President Trump and his Republican allies can’t seem to decide whether they want his defense to be based on substance — He did nothing wrong! It was a perfect call! — or procedure — Democrats were out to get him from the start! It’s a Soviet-style inquisition! That confusion is no surprise: Both arguments are unconvincing, and Republicans will increasingly have to figure out how to deal with that unpleasant reality.

It’s a rule of Washington that if you’re arguing over process, you’re losing. That holds especially true here, because the procedural laments are not only procedural, they’re bogus. Republicans contend that the new House rules to govern the inquiry deny Trump basic elements of due process and that the previous handling of the investigation was so flawed it taints any proceedings going forward.

“If you were in the legal term, it’d be the fruit from the poisonous tree,” said House Minority Leader Kevin McCarthy (R-Calif.). That’s ridiculous. The House conducted its initial proceedings in secret — just like the Benghazi committee — but Republican lawmakers from the relevant committees were allowed to attend and ask questions. Administration lawyers were not present — following the example set by House Republicans, who, when they were in the majority, barred government lawyers from attending such depositions. Even assuming some imaginary unfairness, take McCarthy’s argument to its logical conclusion: Congress should ignore video of Trump shooting someone on Fifth Avenue because it was improperly obtained?

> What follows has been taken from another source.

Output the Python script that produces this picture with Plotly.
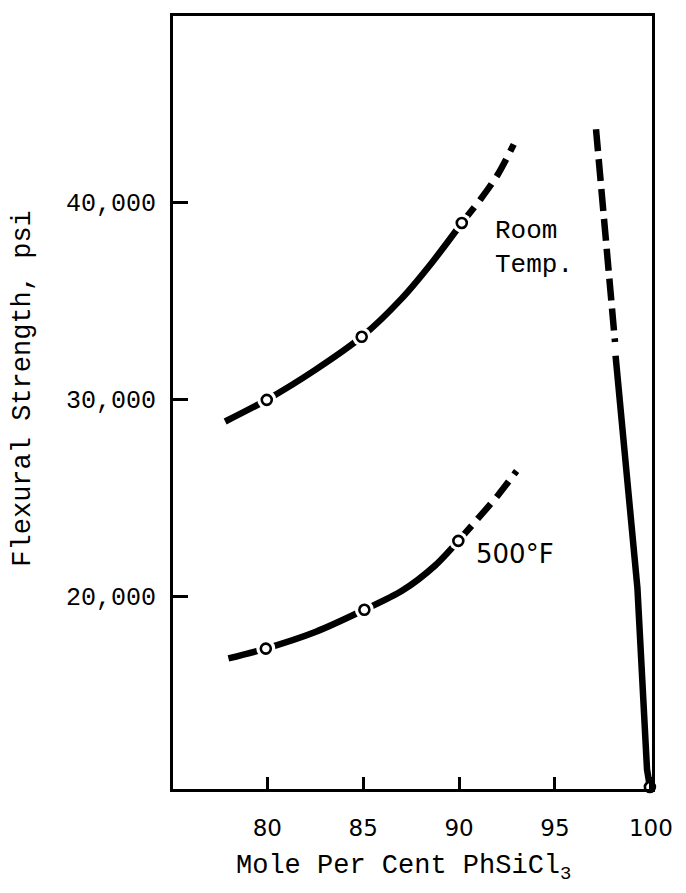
import plotly.graph_objects as go

# ---- data ----
rt_solid_x = [77.8, 79.97, 82.5, 84.92, 87.0, 88.6, 90.14]
rt_solid_y = [28860, 29960, 31480, 33160, 35100, 36950, 38940]
rt_dash_x = [90.14, 91.2, 92.05, 92.85]
rt_dash_y = [38940, 40250, 41450, 42930]
rt_pts_x = [79.97, 84.92, 90.14]
rt_pts_y = [29960, 33160, 38940]

hot_solid_x = [77.97, 79.92, 82.5, 85.06, 87.0, 88.75, 89.96]
hot_solid_y = [16830, 17330, 18170, 19300, 20250, 21550, 22800]
hot_dash_x = [89.96, 91.0, 92.04, 93.0]
hot_dash_y = [22800, 23950, 25130, 26350]
hot_pts_x = [79.92, 85.06, 89.96]
hot_pts_y = [17330, 19300, 22800]

pure_dash_x = [97.14, 97.6, 98.13]
pure_dash_y = [43700, 38300, 32900]
pure_solid_x = [98.16, 99.3, 99.8, 99.95]
pure_solid_y = [32200, 20400, 11200, 10300]
pure_pts_x = [99.95]
pure_pts_y = [10300]

x_ticks = [80, 85, 90, 95, 100]
x_ticktext = ["80", "85", "90", "95", "100"]
y_ticks = [20000, 30000, 40000]
y_ticktext = ["20,000", "30,000", "40,000"]

MONO = "Courier New, Courier, Liberation Mono, monospace"
SANS = "DejaVu Sans, sans-serif"
LW = 6.5

fig = go.Figure()

def line(x, y, dash="solid", shape="spline", width=LW):
    fig.add_trace(go.Scatter(x=x, y=y, mode="lines", line_shape=shape,
                             line=dict(color="black", width=width, dash=dash,
                                       smoothing=0.8 if shape == "spline" else None),
                             hoverinfo="skip", showlegend=False))

line(rt_solid_x, rt_solid_y)
line(rt_dash_x, rt_dash_y, "20px,9px")
line(hot_solid_x, hot_solid_y)
line(hot_dash_x, hot_dash_y, "20px,9px")
line(pure_dash_x, pure_dash_y, "22 8", "linear", 6.5)
line(pure_solid_x, pure_solid_y, "solid", "linear")

# white halos to open gaps around the points
for px, py in [(rt_pts_x, rt_pts_y), (hot_pts_x, hot_pts_y)]:
    fig.add_trace(go.Scatter(x=px, y=py, mode="markers",
                             marker=dict(size=19, color="white", line=dict(width=0)),
                             hoverinfo="skip", showlegend=False))

for px, py in [(rt_pts_x, rt_pts_y), (hot_pts_x, hot_pts_y), (pure_pts_x, pure_pts_y)]:
    fig.add_trace(go.Scatter(x=px, y=py, mode="markers", cliponaxis=False,
                             marker=dict(size=10, color="white", symbol="circle",
                                         line=dict(color="black", width=2.6)),
                             hoverinfo="skip", showlegend=False))

fig.update_layout(
    width=678, height=885,
    margin=dict(l=165, r=34, t=5, b=104),
    paper_bgcolor="white", plot_bgcolor="white",
    showlegend=False,
    xaxis=dict(range=[75.08, 100.06], tickvals=x_ticks, ticktext=x_ticktext,
               ticks="inside", ticklen=12, tickwidth=3, tickcolor="black",
               showline=True, linewidth=3, linecolor="black", mirror=True,
               showgrid=False, zeroline=False, ticklabelstandoff=16,
               tickfont=dict(family=SANS, size=23, color="black")),
    yaxis=dict(range=[10200, 49450], tickvals=y_ticks, ticktext=y_ticktext,
               ticks="inside", ticklen=15, tickwidth=3, tickcolor="black",
               showline=True, linewidth=3, linecolor="black", mirror=True,
               showgrid=False, zeroline=False, ticklabelstandoff=9,
               tickfont=dict(family=MONO, size=25, color="black")),
    annotations=[
        dict(text="Mole Per Cent PhSiCl<sub>3</sub>", xref="paper", yref="paper",
             x=0.481, y=-0.102, xanchor="center", yanchor="middle", showarrow=False,
             font=dict(family=MONO, size=27, color="black")),
        dict(text="Flexural Strength, psi", xref="paper", yref="paper",
             x=-0.313, y=0.518, xanchor="center", yanchor="middle", showarrow=False,
             textangle=-90, font=dict(family=MONO, size=27, color="black")),
        dict(text="Room<br>Temp.", x=91.75, y=37650, xanchor="left", yanchor="middle",
             align="left", showarrow=False,
             font=dict(family=MONO, size=26, color="black")),
        dict(text="500°F", x=90.8, y=22150, xanchor="left", yanchor="middle",
             showarrow=False, font=dict(family=SANS, size=26, color="black")),
    ],
)

fig.write_html("out.html")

It would be more concerning if the rules governing the next phase of the proceedings were unfair. But they are effectively identical to the procedures employed in the Nixon and Clinton impeachments, letting Republicans subpoena witnesses and documents, subject to the approval of the majority. When the House Judiciary Committee takes up the matter, Trump’s own lawyers will be allowed to call and cross-examine witnesses. This right may be suspended if Trump “unlawfully refuse[s]” to produce documents or let witnesses testify — a reasonable threat given the administration’s refusal to cooperate with what the White House described as “this illegitimate impeachment proceeding.”